“Beyond the shadow of a doubt the most promising figure upon the American stage to-day is Helen Ware. This exceptionally talented young player has been progressing in Broadway theatricals for the past five years, showing constant growth and development with each succeeding season–until now she is but one part removed from stardom; with her next new role is to come stellar glories.
Miss Ware was born in San Francisco, Cal., her parents being John August and Elinor (Ware) Remer, but she passed her youth in New York City, gaining her schooling at the public schools and the Normal College.

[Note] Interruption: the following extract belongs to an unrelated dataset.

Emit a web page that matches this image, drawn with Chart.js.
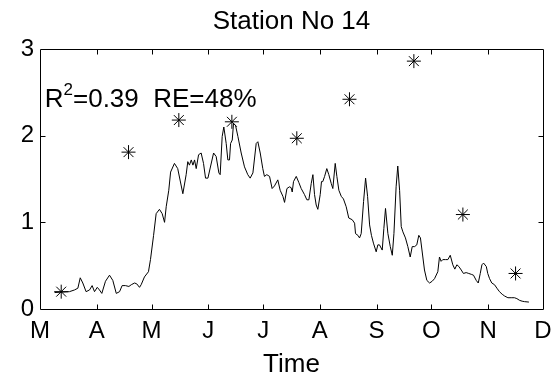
<!DOCTYPE html>
<html><head><meta charset="utf-8">
<script src="https://cdn.jsdelivr.net/npm/chart.js@4.4.0/dist/chart.umd.min.js"></script>
<style>html,body{margin:0;padding:0;background:#fff;}canvas{display:block;}</style>
</head><body>
<canvas id="c" width="558" height="378"></canvas>
<script>
// x axis: days since 1 March
const monthStarts = [0, 31, 61, 92, 122, 153, 184, 214, 245, 275];
const monthLabels = ['M', 'A', 'M', 'J', 'J', 'A', 'S', 'O', 'N', 'D'];
const yTickValues = [0, 1, 2, 3];

const chartTitle = 'Station No 14';
const xAxisTitle = 'Time';
const statR2 = '0.39';
const statRE = '48%';
const annotDay = 2.6;
const annotValue = 2.33;

// simulated series (line)
const lineDays = [8,16.1,18.9,20.7,22.0,23.4,25.2,27.1,28.5,29.8,31.3,32.5,33.8,35.8,38.0,39.8,41.7,43.5,44.9,46.7,48.6,49.9,51.7,52.9,54.4,55.3,57.1,59.3,60.4,62.1,63.5,65.3,66.8,68.1,69.0,70.4,71.4,73.5,75.3,78.1,79.9,80.8,81.7,82.7,83.6,84.5,85.4,86.7,88.1,89.4,90.5,91.8,94.9,96.3,97.8,98.5,99.6,100.5,101.8,102.7,103.6,104.2,105.1,105.8,106.9,108.2,110.0,111.8,113.6,114.9,116.4,118.2,119.1,120.4,121.8,122.7,124.0,125.5,126.9,128.2,130.0,131.3,132.8,133.7,135.0,136.4,137.3,137.9,138.6,140.1,141.5,142.8,144.6,145.9,147.0,148.3,149.2,150.1,151.0,151.9,153.2,153.9,154.6,155.6,156.8,157.9,159.2,160.1,161.4,162.3,163.4,164.7,165.9,167.4,168.8,170.7,172.0,172.5,173.8,174.7,175.6,176.9,178.0,179.1,180.2,181.2,182.3,183.8,184.7,185.6,187.1,188.0,188.9,190.2,191.5,192.6,193.5,194.7,195.6,196.6,197.5,198.4,199.8,201.1,202.4,203.5,204.8,206.0,207.1,208.0,209.3,210.2,211.5,213.0,214.4,215.7,217.5,218.4,219.3,220.2,221.7,223.0,224.3,225.7,226.8,227.9,229.0,230.3,231.5,233.0,234.4,235.8,237.0,238.5,239.6,240.7,241.6,242.5,244.0,244.8,245.8,247.0,248.5,249.8,251.2,252.7,254.0,255.8,257.6,259.4,260.7,262.2,263.6,264.9,267.3];
const lineValues = [0.19,0.20,0.22,0.24,0.36,0.30,0.20,0.22,0.27,0.20,0.25,0.22,0.18,0.32,0.39,0.33,0.18,0.20,0.27,0.27,0.26,0.28,0.30,0.29,0.25,0.28,0.37,0.43,0.57,0.85,1.10,1.15,1.10,1.00,1.18,1.37,1.58,1.68,1.62,1.33,1.55,1.70,1.66,1.72,1.66,1.72,1.62,1.78,1.80,1.68,1.51,1.51,1.80,1.76,1.57,1.55,1.99,2.10,1.91,1.72,1.72,1.91,1.95,2.14,2.12,1.99,1.80,1.64,1.55,1.51,1.57,1.91,1.93,1.80,1.62,1.53,1.55,1.53,1.39,1.42,1.49,1.37,1.30,1.23,1.39,1.41,1.40,1.35,1.47,1.53,1.46,1.39,1.32,1.26,1.26,1.45,1.55,1.32,1.20,1.15,1.32,1.47,1.47,1.53,1.62,1.55,1.45,1.39,1.68,1.53,1.37,1.30,1.27,1.18,1.05,1.03,0.99,0.87,0.85,0.82,0.87,1.24,1.51,1.30,0.97,0.85,0.76,0.66,0.74,0.74,0.68,0.93,1.16,0.87,0.72,0.62,0.87,1.41,1.65,1.37,0.95,0.89,0.82,0.72,0.60,0.72,0.72,0.74,0.85,0.82,0.60,0.45,0.33,0.30,0.32,0.35,0.43,0.60,0.55,0.57,0.57,0.57,0.62,0.51,0.46,0.51,0.49,0.45,0.41,0.42,0.41,0.40,0.39,0.33,0.30,0.41,0.51,0.53,0.49,0.41,0.35,0.30,0.28,0.24,0.20,0.17,0.15,0.13,0.13,0.13,0.12,0.10,0.09,0.085,0.08];

// observations (stars)
const obsDays = [11.6, 48.4, 75.9, 104.9, 140.4, 169.2, 204.4, 231.2, 260.0];
const obsValues = [0.20, 1.81, 2.18, 2.16, 1.97, 2.42, 2.86, 1.09, 0.41];

const FONT = "'Liberation Sans', Arial, Helvetica, sans-serif";
Chart.defaults.font.family = FONT;
Chart.defaults.color = '#000';

const framePlugin = {
  id: 'frame',
  afterDatasetsDraw(chart) {
    const {ctx, chartArea: a, scales: {x, y}} = chart;
    const L = Math.round(a.left) + 0.5, R = Math.round(a.right) + 0.5;
    const T = Math.round(a.top) + 0.5, B = Math.round(a.bottom) + 0.5;
    const tl = 5;
    ctx.save();
    ctx.strokeStyle = '#000';
    ctx.lineWidth = 1;
    ctx.beginPath();
    ctx.rect(L, T, R - L, B - T);
    monthStarts.slice(1, -1).forEach(v => {
      const px = Math.round(x.getPixelForValue(v)) + 0.5;
      ctx.moveTo(px, B); ctx.lineTo(px, B - tl);
      ctx.moveTo(px, T); ctx.lineTo(px, T + tl);
    });
    yTickValues.slice(1, -1).forEach(v => {
      const py = Math.round(y.getPixelForValue(v)) + 0.5;
      ctx.moveTo(L, py); ctx.lineTo(L + tl, py);
      ctx.moveTo(R, py); ctx.lineTo(R - tl, py);
    });
    ctx.stroke();
    // statistics annotation
    let tx = x.getPixelForValue(annotDay);
    const ty = y.getPixelForValue(annotValue);
    ctx.fillStyle = '#000';
    ctx.textBaseline = 'alphabetic';
    ctx.textAlign = 'left';
    ctx.font = '26px ' + FONT;
    ctx.fillText('R', tx, ty);
    tx += ctx.measureText('R').width;
    ctx.font = '17px ' + FONT;
    ctx.fillText('2', tx, ty - 12);
    tx += ctx.measureText('2').width;
    ctx.font = '26px ' + FONT;
    ctx.fillText('=' + statR2 + '  RE=' + statRE, tx, ty);
    ctx.restore();
  }
};

new Chart(document.getElementById('c'), {
  type: 'scatter',
  data: {
    datasets: [
      {
        label: 'Observed',
        data: obsDays.map((d, i) => ({x: d, y: obsValues[i]})),
        pointStyle: 'star',
        pointRadius: 7,
        borderColor: '#000',
        backgroundColor: 'rgba(0,0,0,0)',
        borderWidth: 1,
        showLine: false
      },
      {
        label: 'Simulated',
        data: lineDays.map((d, i) => ({x: d, y: lineValues[i]})),
        showLine: true,
        borderColor: '#000',
        borderWidth: 1,
        pointRadius: 0,
        tension: 0,
        fill: false
      }
    ]
  },
  options: {
    responsive: false,
    animation: false,
    layout: {padding: {left: 0, right: 15, top: 0, bottom: 0}},
    plugins: {
      legend: {display: false},
      tooltip: {enabled: false},
      title: {
        display: true,
        fullSize: false,
        text: chartTitle,
        color: '#000',
        font: {family: FONT, size: 26, weight: 'normal', lineHeight: 1.2},
        padding: {top: 6, bottom: 11.8}
      }
    },
    scales: {
      x: {
        type: 'linear',
        min: 0, max: 275,
        grid: {display: false, drawTicks: false},
        border: {display: false},
        afterBuildTicks: s => { s.ticks = monthStarts.map(v => ({value: v})); },
        afterFit: s => { s.height = 69; s.paddingLeft = 0; s.paddingRight = 0; },
        ticks: {
          autoSkip: false, maxRotation: 0, minRotation: 0, padding: 8,
          color: '#000',
          font: {family: FONT, size: 24, lineHeight: 1.2},
          callback: v => monthLabels[monthStarts.indexOf(v)]
        },
        title: {
          display: true, text: xAxisTitle, color: '#000',
          font: {family: FONT, size: 26, lineHeight: 1},
          padding: {top: 0, bottom: 0}
        }
      },
      y: {
        type: 'linear',
        min: 0, max: 3,
        grid: {display: false, drawTicks: false},
        border: {display: false},
        afterBuildTicks: s => { s.ticks = yTickValues.map(v => ({value: v})); },
        afterFit: s => { s.width = 40; s.paddingTop = 0; s.paddingBottom = 0; },
        ticks: {
          padding: 6, color: '#000',
          font: {family: FONT, size: 24, lineHeight: 1.2}
        }
      }
    }
  },
  plugins: [framePlugin]
});
</script>
</body></html>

She started up the stage ladder the season of 1899-00 as an ‘extra’ with Maude Adams in ‘The little Minister,’ and the season after this she was Miss Carlton in ‘An American Gentleman,’ with William Bonelli and Rose Stahl. In the fall of 1901 Miss Ware was seen with Blanche Bates in ‘Under Two Flags, ‘ playing Lady Venetia and acting as understudy to the star. Owing to Miss Bates’ illness she played Cigarette with signal success for a week, being discharged immediately thereafter, since then no understudy has ever filled Miss Bates’ shoes. Miss Ware finished out this broken season as Lygia in ‘Quo Vadis,’ and with Harry Corson Clarke Stock, Washington, D.C. The season of 1902-3, she was first with Jane Kennark in ‘Under Two Flags,’ then with the Woodard Stock, touring Missouri and Kansas, next with the Powers Stock, Grand Rapids, Mich., and finally with the Rodriquez Stock, Parkersburg, W. Va. After this strenuous season, Miss Ware played Madame Alvarez in ‘Soldiers of Fortune,’ with Robert Edeson, followed by a summer term with the Lyceum Theatre Stock, Rochester, N.Y. She passed the season of 1904-5 with Balnche Walsh, playing the Princess Marie in ‘Resurrection’ and Dora Miller in ‘The Woman in the Case,’ and that summer she was with the Hunter-Bradford Stock, Hartford, Conn. Miss Ware began the next season as Miss Warmester in ‘His Grace de Garmmont,’ with Otis Skinner,following which she was seen with Mabel Taliferro as Meg Monahan in ‘In the Bishop’s Carriage,’ then came Aloysia Weber in ‘The Greater Love,’ supporting Howard Kyle, and finally came a return to Blanche Walsh’s company, this time as Claire Foster in ‘The Woman in the Case.’ It was in Miss Walsh’s support that Miss Ware electrified New Yorkers, in August, 1906, by her Celia in ‘The Kreutzer Sonata,’ an admirable bit of acting and a few months later she scored again as Melena, the gypsy in ‘The Road to Yesterday,’ with Minnie Dupree. The year following she appeared with Arnold Daly in the one-act plays, ‘The Shirkers,’ ‘How He Lied to Her Husband,’ ‘After the Opera’ and ‘The Flag Station,’ and as Prossy in ‘Candida’ and Nellie in ‘The Regeneration,’ and the summer of 1907 she was seen in Chicago as Emma Brooks in ‘Paid in Full.’ She began the season of 1908-09 with Mr. Daly in ‘The Regeneration,’ and then came the triumph of her career, Annie Jefferies in ‘The Third Degree,’ the part that won stellar recognition for her.
Of a most appealing, responsive and sympathetic temperament, Miss Ware’s futrue lies brilliantly before her and no one can deny that it’s possibilities are vast and unlimited.”